An absolutely stunning book of staggering trauma. Set primarily in Japan and told as a collection of nonsequential short stories, Inheritors portrays five generations of a family and the reverberations of their devastating experiences during World War II. Purely on a sentence level, the writing is gorgeous. A lot of contemporary literature has almost a flat affect, but there is a poetry to Serizawa’s writing that is totally captivating, particularly in contrast to the brutality of the book. I found myself reading sentences repeatedly just to savor the language. She also shifts between styles and structures extremely smoothly.

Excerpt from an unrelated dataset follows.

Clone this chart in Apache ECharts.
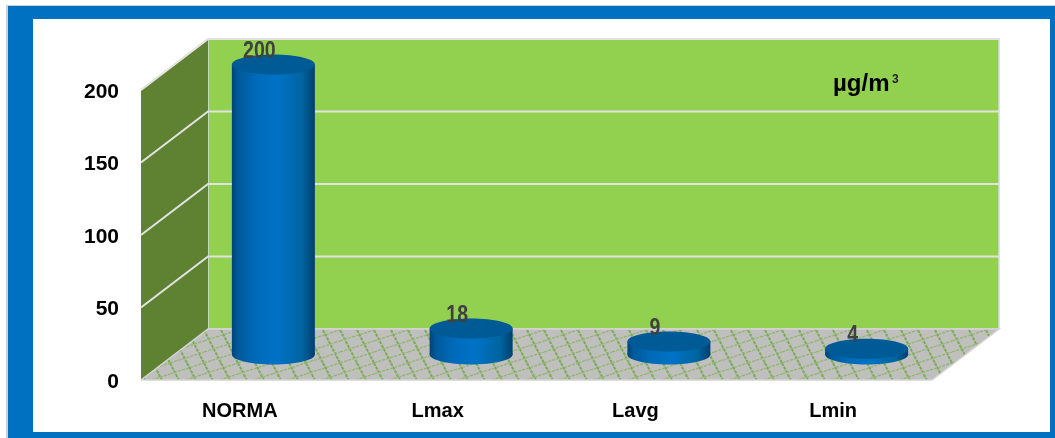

The book is unrelenting in its exploration of themes of memory, forgetfulness, complicity in and deliberate ignorance of atrocities, nationalism, identity, and intergenerational trauma, and I so appreciated how Serizawa explores complex questions of morality without (for the most part) moralizing. No character or group escapes without critique, but the author has a great deal of empathy and compassion for her characters and portrays them with nuance. One chapter in particular (Train to Harbin) was excruciating for me to read, and I imagine different readers will find different chapters to be especially difficult. (This book contains just about every kind of trigger, so definitely do some research ahead of time if that is a concern.) One of the themes of the book is propaganda and nationalistic forgetting after a war; I saw that reflected in my own experience, as growing up I learned almost nothing about atrocities committed against and by Japan during and after the war, with the exception of the atomic bomb.

The book is so complex and thoughtfully constructed; I saw some reviews that suggested that the author should have arranged the stories chronologically, but I thought the organization was brilliant. I relied very heavily on the detailed family tree in the beginning, which I rarely do; in addition to providing the characters’ relationships, it also lists their dates of birth and death and the stories that feature them.

Unsurprisingly, some chapters are stronger than others. There was something very destabilizing about jumping around in time, even though that was intentional; some chapters seemed to do a better job of situating the reader, whereas others felt a bit more obtuse. One of the chapters toward the end was a bit didactic and plodding and felt like it was hitting me over the head a little with a summary of the themes of the book. And while I see what Serizawa was doing with the final two chapters (and the penultimate chapter had shades of Ted Chiang), I could have done without them.

That said, this was an extraordinary and challenging novel (a debut?!) and an obvious five stars for me.